Details of the shipments have emerged in a memorandum prepared for the meeting of the House committee on oversight and government reform which is examining Iraqi reconstruction. Its chairman, Henry Waxman, a fierce critic of the war, said the way the cash had been handled was mind-boggling. "The numbers are so large that it doesn't seem possible that they're true. Who in their right mind would send 363 tonnes of cash into a war zone?"
And another:
Quote:
A few nations besides the United States use the U.S. dollar as their official currency. Ecuador, El Salvador and East Timor all adopted the currency independently; former members of the US-administered Trust Territory of the Pacific Islands (namely Palau, the Federated States of Micronesia and the Marshall Islands) decided that, despite their independence, they wanted to keep the U.S. dollar as their official currency. Additionally, local currencies of several states such as Bermuda, the Bahamas, Panama and a few other states can be freely exchanged at a 1:1 ratio for the U.S. dollar. Finally, a number of nations have tied their currencies to the U.S. dollar - including Argentina (1:1 fixed exchange rate from 1991 until 2002), Lebanon (one dollar = 1500 Lebanese pound), Hong Kong (one U.S. dollar = HK$ 7.8 since 1983), and several more.
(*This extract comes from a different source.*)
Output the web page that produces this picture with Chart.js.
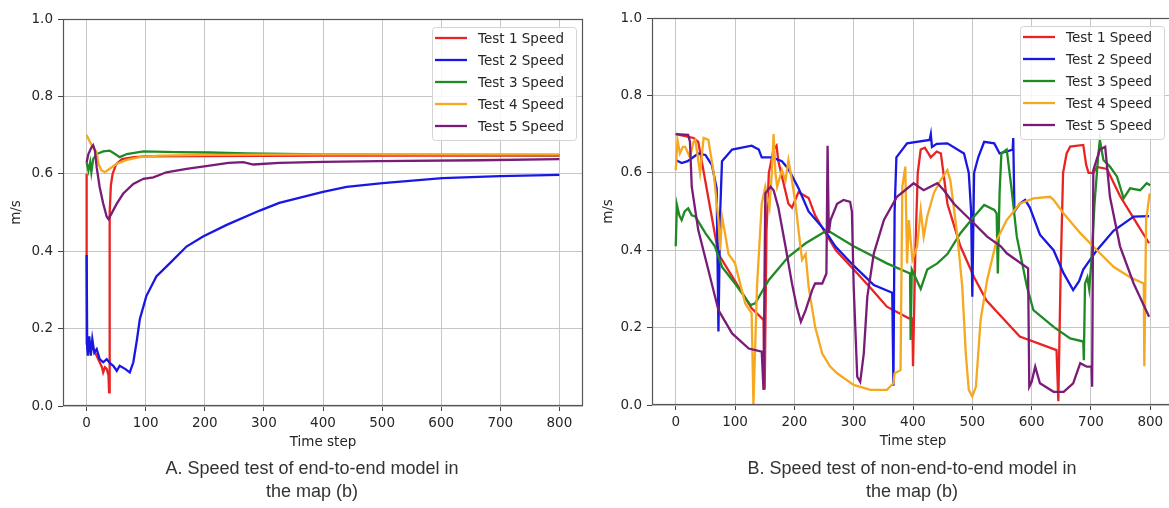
<!DOCTYPE html>
<html>
<head>
<meta charset="utf-8">
<script src="https://cdn.jsdelivr.net/npm/chart.js@4.4.1/dist/chart.umd.min.js"></script>
<style>
    html, body { margin: 0; padding: 0; background: #ffffff; overflow: hidden; width: 1169px; height: 508px; }
    .bloc { position: absolute; }
    .legende { position: absolute; font-family: "Liberation Sans", Arial, sans-serif; font-size: 18px; line-height: 23px; color: #333333; text-align: center; }
</style>
</head>
<body>
<div class="bloc" style="left:0px; top:0px; width:600px; height:460px;"><canvas id="chartA"></canvas></div>
<div class="bloc" style="left:596px; top:-1px; width:604px; height:460px;"><canvas id="chartB"></canvas></div>
<div class="legende" style="left:112px; top:457px; width:400px;">A. Speed test of end-to-end model in<br>the map (b)</div>
<div class="legende" style="left:712px; top:457px; width:400px;">B. Speed test of non-end-to-end model in<br>the map (b)</div>

<script>
// axis ticks
var xTicks = [0, 100, 200, 300, 400, 500, 600, 700, 800];
var yTicks = [0.0, 0.2, 0.4, 0.6, 0.8, 1.0];
var seriesNames = ['Test 1 Speed', 'Test 2 Speed', 'Test 3 Speed', 'Test 4 Speed', 'Test 5 Speed'];
var seriesColors = ['#e82323', '#1818e2', '#1f8a24', '#f5a820', '#781c78'];

// A: end-to-end model, [time step, m/s]
var endTest1 = [[0,0.60],[0,0.16],[3,0.15],[6,0.155],[11,0.147],[17,0.13],[22,0.113],[26,0.10],[28,0.087],[31,0.10],[34,0.096],[37,0.079],[38,0.035],[39,0.50],[41,0.57],[44,0.60],[50,0.625],[60,0.638],[80,0.643],[100,0.645],[200,0.646],[400,0.647],[600,0.647],[800,0.647]];
var endTest2 = [[0,0.39],[1,0.15],[2,0.13],[4.5,0.18],[7,0.13],[9.6,0.173],[13,0.138],[17,0.147],[22,0.121],[28,0.113],[34,0.121],[40,0.11],[45,0.104],[51,0.091],[56,0.104],[65,0.096],[73,0.087],[79,0.113],[85,0.17],[90,0.224],[101,0.284],[118,0.335],[141,0.369],[169,0.412],[197,0.438],[237,0.468],[293,0.505],[326,0.525],[400,0.553],[440,0.566],[501,0.576],[602,0.589],[699,0.594],[800,0.597]];
var endTest3 = [[0,0.63],[3,0.608],[6,0.63],[8,0.604],[11,0.638],[17,0.651],[28,0.658],[39,0.66],[48,0.651],[56,0.643],[68,0.651],[96,0.658],[152,0.656],[208,0.655],[270,0.653],[400,0.65],[600,0.649],[800,0.648]];
var endTest4 = [[0,0.70],[6,0.681],[11,0.668],[17,0.656],[20,0.626],[25,0.609],[31,0.604],[39,0.613],[51,0.626],[68,0.636],[90,0.643],[124,0.647],[200,0.649],[400,0.65],[800,0.65]];
var endTest5 = [[0,0.63],[3,0.651],[8,0.668],[11,0.674],[14,0.66],[17,0.617],[22,0.566],[28,0.523],[34,0.489],[37,0.483],[42,0.497],[51,0.523],[62,0.549],[79,0.574],[96,0.587],[113,0.591],[135,0.604],[169,0.613],[208,0.621],[240,0.628],[265,0.63],[282,0.624],[326,0.628],[400,0.631],[495,0.633],[664,0.635],[800,0.638]];

// B: non-end-to-end model, [time step, m/s]
var nonEndTest1 = [[0,0.70],[30,0.69],[38,0.68],[72,0.39],[100,0.32],[128,0.25],[148,0.22],[150,0.04],[153,0.45],[157,0.60],[165,0.66],[170,0.67],[173,0.63],[190,0.52],[196,0.51],[207,0.55],[224,0.535],[235,0.49],[252,0.445],[270,0.40],[300,0.35],[330,0.30],[356,0.254],[393,0.224],[399,0.224],[400,0.10],[404,0.40],[408,0.60],[413,0.66],[420,0.665],[430,0.64],[440,0.655],[447,0.65],[458,0.52],[480,0.41],[503,0.33],[524,0.27],[548,0.23],[580,0.177],[642,0.142],[645,0.01],[649,0.35],[653,0.60],[659,0.65],[665,0.668],[687,0.672],[692,0.62],[696,0.60],[704,0.60],[710,0.615],[727,0.61],[749,0.54],[777,0.47],[798,0.418]];
var nonEndTest2 = [[0,0.633],[10,0.625],[20,0.63],[38,0.65],[50,0.646],[61,0.62],[69,0.56],[72,0.19],[75,0.50],[78,0.63],[95,0.66],[128,0.67],[140,0.66],[145,0.64],[162,0.64],[179,0.63],[190,0.61],[207,0.56],[224,0.50],[252,0.45],[269,0.41],[300,0.36],[334,0.31],[365,0.29],[367,0.05],[369,0.50],[372,0.64],[390,0.676],[428,0.685],[430,0.70],[432,0.667],[440,0.675],[458,0.676],[486,0.65],[494,0.60],[498,0.50],[500,0.28],[503,0.60],[510,0.64],[520,0.68],[537,0.676],[546,0.65],[558,0.655],[568,0.66],[569,0.69],[571,0.50],[580,0.52],[589,0.53],[597,0.51],[614,0.44],[637,0.40],[654,0.34],[670,0.297],[680,0.32],[687,0.35],[710,0.40],[738,0.45],[772,0.487],[798,0.488]];
var nonEndTest3 = [[0,0.41],[2,0.517],[6,0.49],[10,0.478],[15,0.50],[21,0.508],[27,0.49],[33,0.487],[50,0.444],[66,0.41],[78,0.357],[100,0.314],[126,0.258],[134,0.263],[157,0.323],[190,0.383],[219,0.418],[247,0.444],[255,0.452],[300,0.41],[356,0.366],[395,0.34],[396,0.168],[398,0.35],[404,0.33],[413,0.30],[424,0.35],[441,0.366],[458,0.39],[480,0.444],[503,0.487],[520,0.517],[537,0.504],[541,0.495],[543,0.34],[546,0.55],[549,0.65],[558,0.66],[566,0.56],[575,0.435],[592,0.306],[603,0.245],[637,0.202],[665,0.172],[687,0.164],[688,0.116],[690,0.314],[694,0.33],[697,0.30],[701,0.375],[706,0.52],[712,0.64],[715,0.685],[721,0.633],[732,0.616],[744,0.59],[755,0.534],[766,0.56],[783,0.555],[794,0.573],[800,0.568]];
var nonEndTest4 = [[0,0.607],[3,0.685],[7,0.65],[12,0.667],[16,0.667],[24,0.64],[30,0.68],[33,0.685],[41,0.60],[47,0.69],[55,0.685],[64,0.60],[72,0.478],[75,0.40],[78,0.487],[83,0.444],[89,0.39],[100,0.366],[117,0.263],[128,0.237],[131,0.0],[137,0.306],[145,0.52],[151,0.564],[158,0.51],[162,0.60],[165,0.70],[168,0.60],[171,0.564],[179,0.607],[185,0.58],[190,0.633],[196,0.58],[202,0.52],[207,0.452],[213,0.375],[219,0.39],[224,0.306],[235,0.202],[247,0.133],[260,0.10],[272,0.082],[300,0.052],[328,0.039],[356,0.039],[367,0.056],[369,0.082],[379,0.09],[382,0.564],[387,0.616],[390,0.366],[393,0.478],[399,0.375],[407,0.41],[413,0.504],[418,0.435],[424,0.487],[435,0.547],[446,0.58],[458,0.607],[463,0.58],[475,0.435],[483,0.306],[489,0.133],[494,0.039],[500,0.022],[506,0.047],[514,0.22],[525,0.323],[541,0.426],[558,0.478],[580,0.52],[603,0.534],[631,0.538],[637,0.53],[654,0.495],[682,0.444],[710,0.40],[738,0.357],[766,0.33],[789,0.314],[790,0.10],[793,0.478],[799,0.547]];
var nonEndTest5 = [[0,0.70],[21,0.698],[24,0.68],[27,0.564],[38,0.452],[55,0.349],[72,0.245],[95,0.185],[123,0.146],[145,0.138],[148,0.039],[151,0.547],[160,0.564],[165,0.555],[173,0.51],[185,0.41],[196,0.314],[204,0.254],[211,0.215],[219,0.245],[230,0.297],[235,0.314],[247,0.314],[254,0.34],[256,0.67],[258,0.444],[261,0.478],[272,0.52],[283,0.53],[294,0.525],[297,0.50],[300,0.306],[306,0.073],[311,0.06],[317,0.133],[323,0.28],[334,0.392],[351,0.478],[373,0.538],[401,0.573],[418,0.555],[441,0.573],[452,0.555],[469,0.52],[497,0.478],[525,0.435],[548,0.41],[558,0.392],[594,0.353],[596,0.047],[600,0.06],[606,0.099],[614,0.056],[637,0.034],[654,0.034],[670,0.056],[682,0.108],[693,0.099],[701,0.099],[702,0.047],[704,0.607],[715,0.66],[724,0.667],[732,0.538],[749,0.41],[772,0.314],[798,0.228]];

var police = '"DejaVu Sans", Verdana, sans-serif';

// frame + legend box drawn like matplotlib
var cadreLegende = {
    id: 'cadreLegende',
    afterDatasetsDraw: function(chart) {
        var ctx = chart.ctx;
        var a = chart.chartArea;
        ctx.save();
        ctx.strokeStyle = '#555555';
        ctx.lineWidth = 1.2;
        ctx.strokeRect(a.left + 0.5, a.top + 0.5, a.right - a.left - 1, a.bottom - a.top - 1);

        var w = 144, h = 113;
        var x0 = a.right - chart.options.plugins.cadreLegende.decalage - w;
        var y0 = a.top + 8;
        ctx.beginPath();
        ctx.roundRect(x0 + 0.5, y0 + 0.5, w, h, 3);
        ctx.fillStyle = 'rgba(255,255,255,0.85)';
        ctx.fill();
        ctx.strokeStyle = '#d4d4d4';
        ctx.lineWidth = 1;
        ctx.stroke();

        ctx.font = '13.5px ' + police;
        ctx.textBaseline = 'middle';
        chart.data.datasets.forEach(function(ds, i) {
            var y = y0 + 11 + i * 22;
            ctx.beginPath();
            ctx.moveTo(x0 + 3, y);
            ctx.lineTo(x0 + 35, y);
            ctx.strokeStyle = ds.borderColor;
            ctx.lineWidth = 2.3;
            ctx.stroke();
            ctx.fillStyle = '#262626';
            ctx.fillText(ds.label, x0 + 46, y + 1);
        });
        ctx.restore();
    }
};

function graphique(idCanvas, series, largeurY, titrePadding, decalage, padDroite) {
    var datasets = series.map(function(pts, i) {
        return {
            label: seriesNames[i],
            data: pts.map(function(p) { return { x: p[0], y: p[1] }; }),
            borderColor: seriesColors[i],
            borderWidth: 2.3,
            pointRadius: 0,
            tension: 0,
            fill: false,
            order: series.length - i   // matplotlib: last series on top
        };
    });

    return new Chart(document.getElementById(idCanvas), {
        type: 'line',
        data: { datasets: datasets },
        options: {
            responsive: true,
            maintainAspectRatio: false,
            animation: false,
            layout: { padding: { top: 19, right: padDroite, bottom: 0, left: 0 } },
            plugins: {
                legend: { display: false },
                tooltip: { enabled: false },
                cadreLegende: { decalage: decalage }
            },
            scales: {
                x: {
                    type: 'linear',
                    min: -40,
                    max: 840,
                    afterBuildTicks: function(scale) {
                        scale.ticks = xTicks.map(function(v) { return { value: v }; });
                    },
                    afterFit: function(scale) { scale.height = 54; },
                    ticks: { color: '#262626', font: { family: police, size: 13.5 }, padding: 4, maxRotation: 0, autoSkip: false },
                    grid: { color: '#c6c6c6', lineWidth: 1, tickColor: '#444444', tickLength: 5 },
                    border: { display: false },
                    title: { display: true, text: 'Time step', color: '#262626', font: { family: police, size: 13.5 }, padding: { top: 0, bottom: 9 } }
                },
                y: {
                    type: 'linear',
                    min: 0,
                    max: 1,
                    afterBuildTicks: function(scale) {
                        scale.ticks = yTicks.map(function(v) { return { value: v }; });
                    },
                    afterFit: function(scale) { scale.width = largeurY; },
                    ticks: {
                        color: '#262626', font: { family: police, size: 13.5 }, padding: 5,
                        callback: function(v) { return Number(v).toFixed(1); }
                    },
                    grid: { color: '#c6c6c6', lineWidth: 1, tickColor: '#444444', tickLength: 5 },
                    border: { display: false },
                    title: { display: true, text: 'm/s', color: '#262626', font: { family: police, size: 13.5 }, padding: { top: titrePadding, bottom: 0 } }
                }
            }
        },
        plugins: [cadreLegende]
    });
}

graphique('chartA', [endTest1, endTest2, endTest3, endTest4, endTest5], 63, 8, 7, 17);
graphique('chartB', [nonEndTest1, nonEndTest2, nonEndTest3, nonEndTest4, nonEndTest5], 56, 4, 10, 26);
</script>
</body>
</html>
But the truth for us is usually a sign in the window of your local business that says "we do not accept bills larger that $20". Why is that? Well one reason is that a small business may not be able to make change for a hundred, but more importantly it is because they can't afford to take a counterfeit $100 note. I know there have been times where I only have a couple of hundreds in my wallet and may as well not have any money because I can't spend them anywhere.